As expected, LinkedIn churned 1,300 cabinets out of the Americas region at the beginning of the quarter, while retaining their interconnect-rich footprint at Equinix.

The Americas, Asia-Pacific and EMEA interconnection revenues all moved up to 24%, 12% and 8%, respectively of recurring revenues or 16% on a global basis.

We continue to strengthen our balance sheet raising EUR1 billion in the fourth quarter. This debt raise not only partially funded the Verizon asset acquisition, but also allowed us to place a natural euro-based hedge into our capital structure. This euro denominated debt in combination with the $2 billion bridge financing, our unused revolving line of credit and the cash on the balance sheet provide us great flexibility to fund the Verizon deal.

Unrestricted cash and investments increased to approximately $1.82 billion, after taking into consideration the euro-based financing funded in early January 2017.

Our net debt leverage ratio net of our unrestricted cash was about 3.5 times our Q4 annualized adjusted EBITDA.

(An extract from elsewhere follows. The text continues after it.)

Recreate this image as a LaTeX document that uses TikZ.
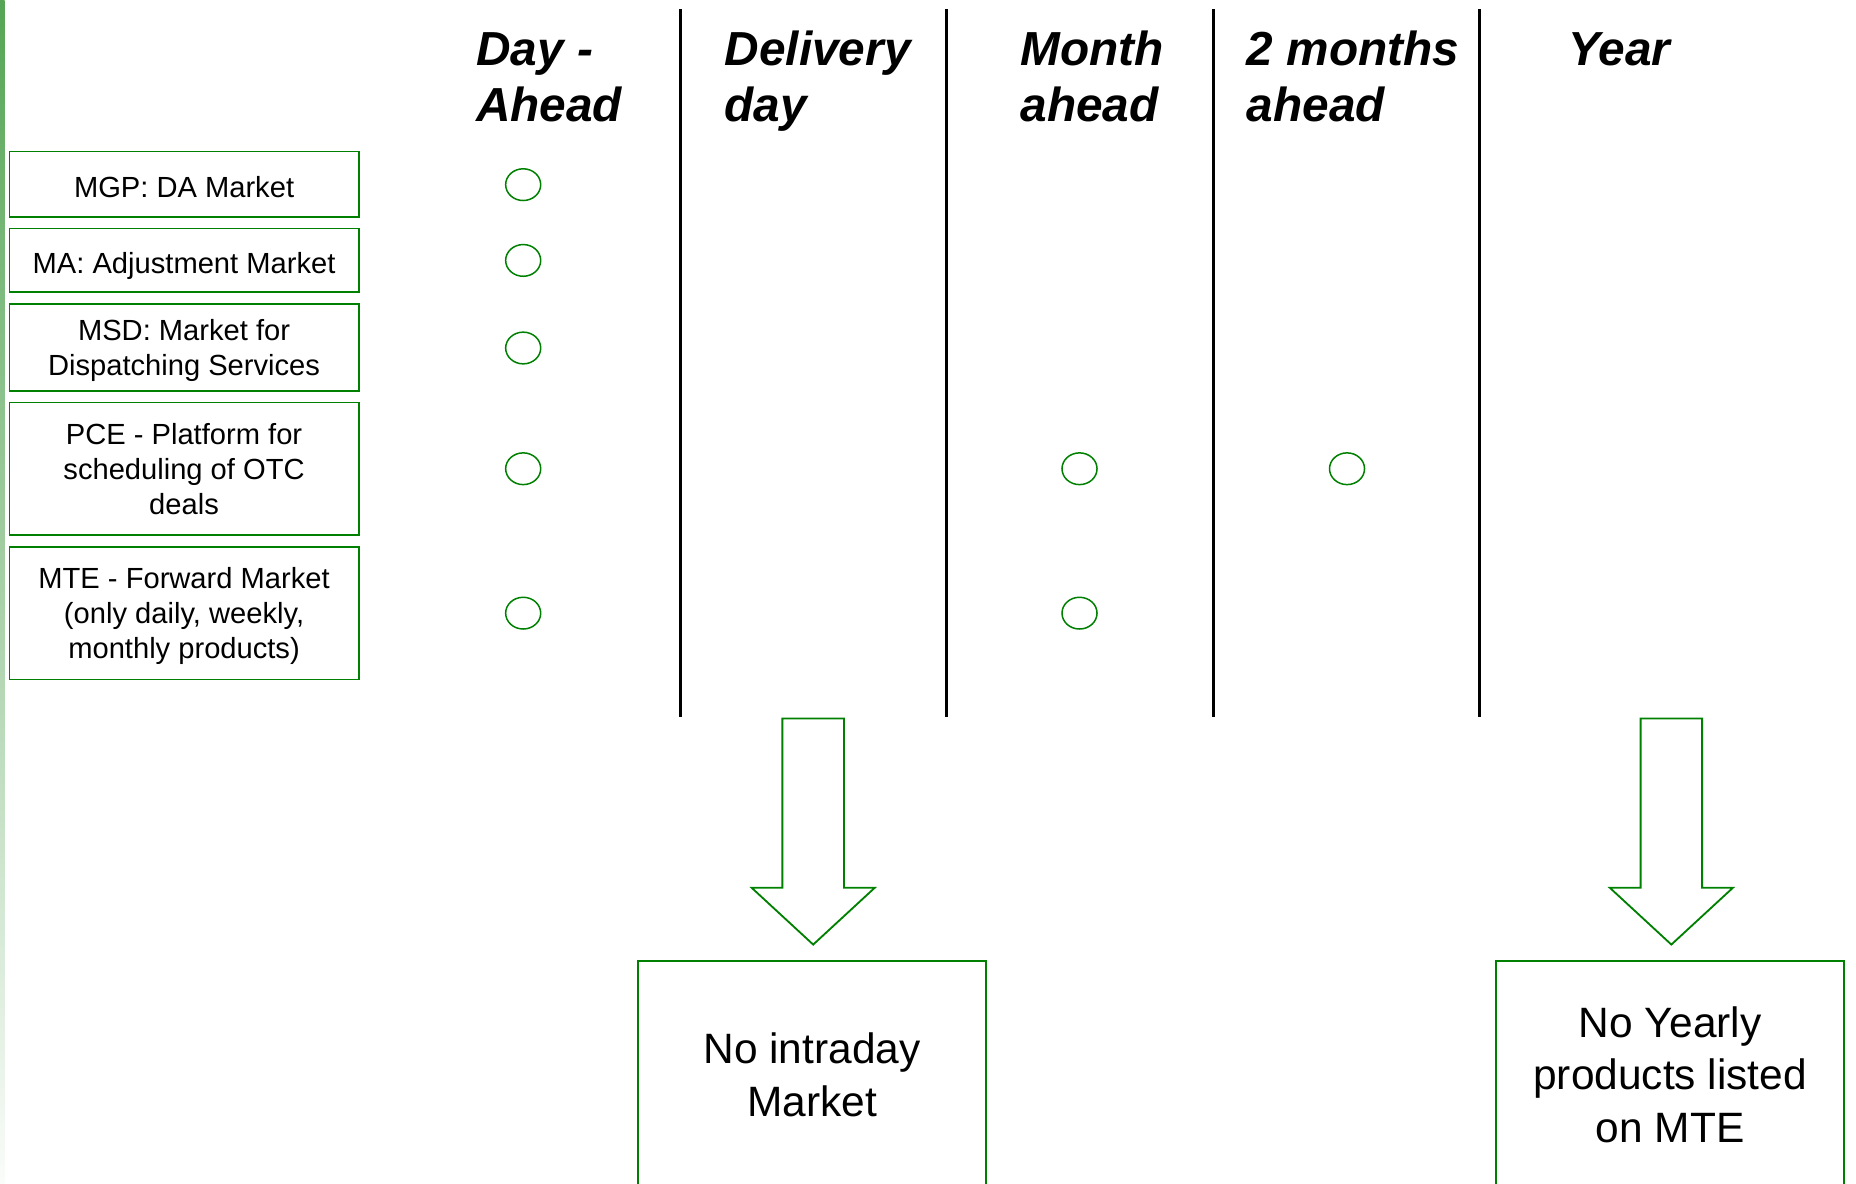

For 2017, we expect our as-reported FFO to be greater than $1.249 billion, a 16% year-over-year increase.

On a normalized basis, AFFO would be greater than $1.313 billion, demonstrating the continued strength of our operating model.

In 2016 we returned approximately $500 million back to our shareholders.

Today, we announced our Q1 dividend of $2 a share, a 14% step-up over the prior quarterly cash dividend per share.

For 2017, our projected total cash dividends will increase to approximately $575 million, a 17% increase over the prior year.

For the quarter, capital expenditures were $386 million, including recurring CapEx of $36 million, above our guidance expectations largely due to timing of payments to our contractors, as well as an acceleration of spend in the EMEA region.

Given our strong pipeline, our firm yield, and the healthy returns, we continue to invest in new capacity with expected 2017 capital expenditures to range between $1.1 billion and $1.2 billion for the year.

With over 6,000 Equinix employees, we continue to scale our organization and people.